How to recover from a drive failure in a RAID 5 configuration?

Solution 1:

The system is running very slowly because it has to reconstruct the missing data which involves additional CPU and I/O.

If you have a missing disk in a RAID-5 configuration you have no recovery strategy. If another disk goes down you will lose your data. Run, don't walk, to the nearest vendor from which you can get a compatible part covered by manufacturer's warranty shipped by a same-day urgent courier. If the vendor you bought the array from is already in the process of getting the part, get both parts and stash the other one away as a spare.

If you have a RAID-5 being used for a production system you should consider leaving a spare disk in the array as a hot spare.

Added - If your logs are not on a separate volume (physically separate disks) move them to a separate set of disks, even just a single mirrored pair. This will also be a performance win if your database has any significant load as contention on log volumes has a disproportionately bad effect on performance.

If this is possible you can also make your database more robust by doing the following:

  1. Shut down the database.
  2. Backup the database.
  3. Move the logs to a physically separate set of disks (make sure you reconfigure the database so it knows where the logs have been moved to).
  4. Restart the database and application.

If you have the logs on a separate volume you can restore and roll forward from the backup if and only if a disk failure does not compromise the logs. Database logs should be on a separate disk volume for (amongst others) the following reasons:

  • Logs usage patterns are predominantly sequential, appending log entries onto the end of the file (the file is in effect a ring buffer). This means that a large number of log entries can be written out quickly as there is little disk head seek activity.

  • If they are sharing physical disks with a heavily random access workload (e.g. a transactional tables and indexes) they will be slowed down disproportionately as the head seek activity disrupts the sequential writes.

  • Having the logs on a separate volume is almost always a performance win and only needs a single mirrored pair for logs to support quite a heavy workload. This means that the hardware to do it is quite cheap, so there is a small cost for a big performance and reliability win.

  • If your data array goes down the logs are not lost. If you have a proper backup strategy you can restore from the backup and roll foward from the logs. This means that a whole array can go down on the server without being a single point of failure. Both the log and data arrays have to fail simultaneously to cause data loss.

Solution 2:

1) Backup.

Right now no data has been lost. If your backups are not up to date backup now.

2) Read the manual, call the vendor etc.

Different RAID systems have different steps for replacing a disk, and done wrong you risk destroying the whole array. Without knowing what sort of RAID hardware/software you have we can only guess at the steps needed.

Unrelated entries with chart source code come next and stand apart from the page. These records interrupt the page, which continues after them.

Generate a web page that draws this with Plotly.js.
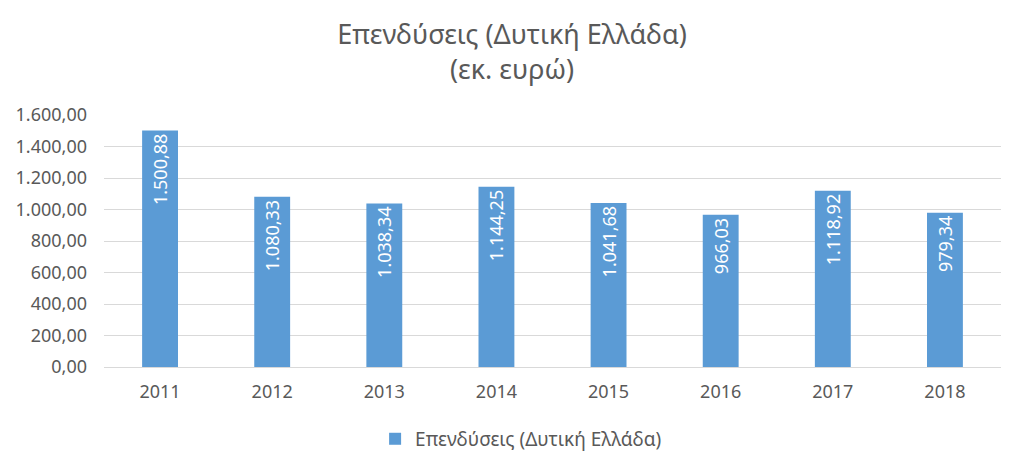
<!DOCTYPE html>
<html>
<head>
<meta charset="utf-8">
<script src="https://cdn.plot.ly/plotly-3.0.1.min.js"></script>
<style>html,body{margin:0;padding:0;background:#fff;}#chart{width:1024px;height:462px;}</style>
</head>
<body>
<div id="chart"></div>
<script>
const years = ['2011','2012','2013','2014','2015','2016','2017','2018'];
const investments = [1500.88, 1080.33, 1038.34, 1144.25, 1041.68, 966.03, 1118.92, 979.34];
const seriesName = 'Επενδύσεις (Δυτική Ελλάδα)';
const yTicks = [0, 200, 400, 600, 800, 1000, 1200, 1400, 1600];

const font = "'Noto Sans', 'DejaVu Sans', sans-serif";
const trace = {
  type: 'bar',
  x: years,
  y: investments,
  name: seriesName,
  marker: {color: '#5B9BD5'},
  texttemplate: '%{y:,.2f}',
  textposition: 'inside',
  insidetextanchor: 'end',
  textangle: -90,
  textfont: {color: '#ffffff', size: 18, family: font},
  hoverinfo: 'x+y'
};
const layout = {
  width: 1024, height: 462,
  separators: ',.',
  paper_bgcolor: '#ffffff', plot_bgcolor: '#ffffff',
  margin: {l: 104, r: 23, t: 115, b: 95, autoexpand: false},
  font: {family: font, color: '#595959'},
  title: {text: 'Επενδύσεις (Δυτική Ελλάδα)<br>(εκ. ευρώ)', font: {size: 27, color: '#595959', family: font}, x: 0.5, xanchor: 'center', y: 0.905, yanchor: 'top'},
  bargap: 0.68,
  xaxis: {type: 'category', showgrid: false, showline: true, linecolor: '#d9d9d9', linewidth: 1, ticks: '', ticklabelstandoff: 8, tickfont: {size: 18, color: '#595959'}},
  yaxis: {range: [0, 1600], tickvals: yTicks, tickformat: ',.2f', showgrid: true, gridcolor: '#d9d9d9', gridwidth: 1, zeroline: false, showline: false, ticks: '', ticklabelstandoff: 16, tickfont: {size: 18, color: '#595959'}},
  showlegend: true,
  legend: {orientation: 'h', x: 0.465, xanchor: 'center', y: -0.21, yanchor: 'top', font: {size: 19, color: '#595959'}, itemwidth: 30}
};
Plotly.newPlot('chart', [trace], layout, {displayModeBar: false, staticPlot: true});
</script>
</body>
</html>
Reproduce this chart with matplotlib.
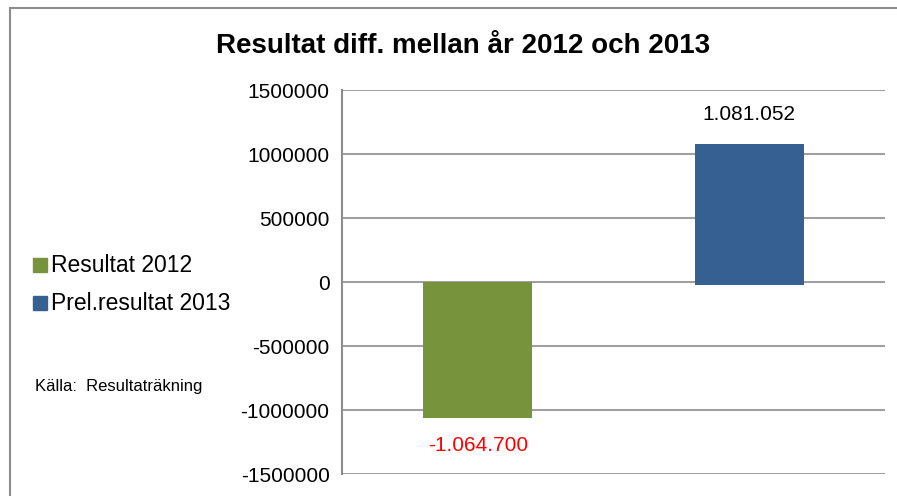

Also, the slow performance is because RAID 5 in a degraded state (i.e.: one disk dead) has horrible read performance. How horrible depends on how the parity is stored and which disk died, but the "good" news is slow performance with one disk gone is a known issue and not cause for panic.


Solution 3:

First I would read the manual for the hardware/software that you're using - the section for failure recovery :)

Should be a simple matter of replacing the disk and rebuilding the array though.

The most important point in such cases is that the disk should be replaced as soon as possible since if another disk fails you will probably lose data. Also you should address the cause of failure - was it because the disk was getting old? Should you replace the other ones too? Or was it because of a power surge, heat or vibration?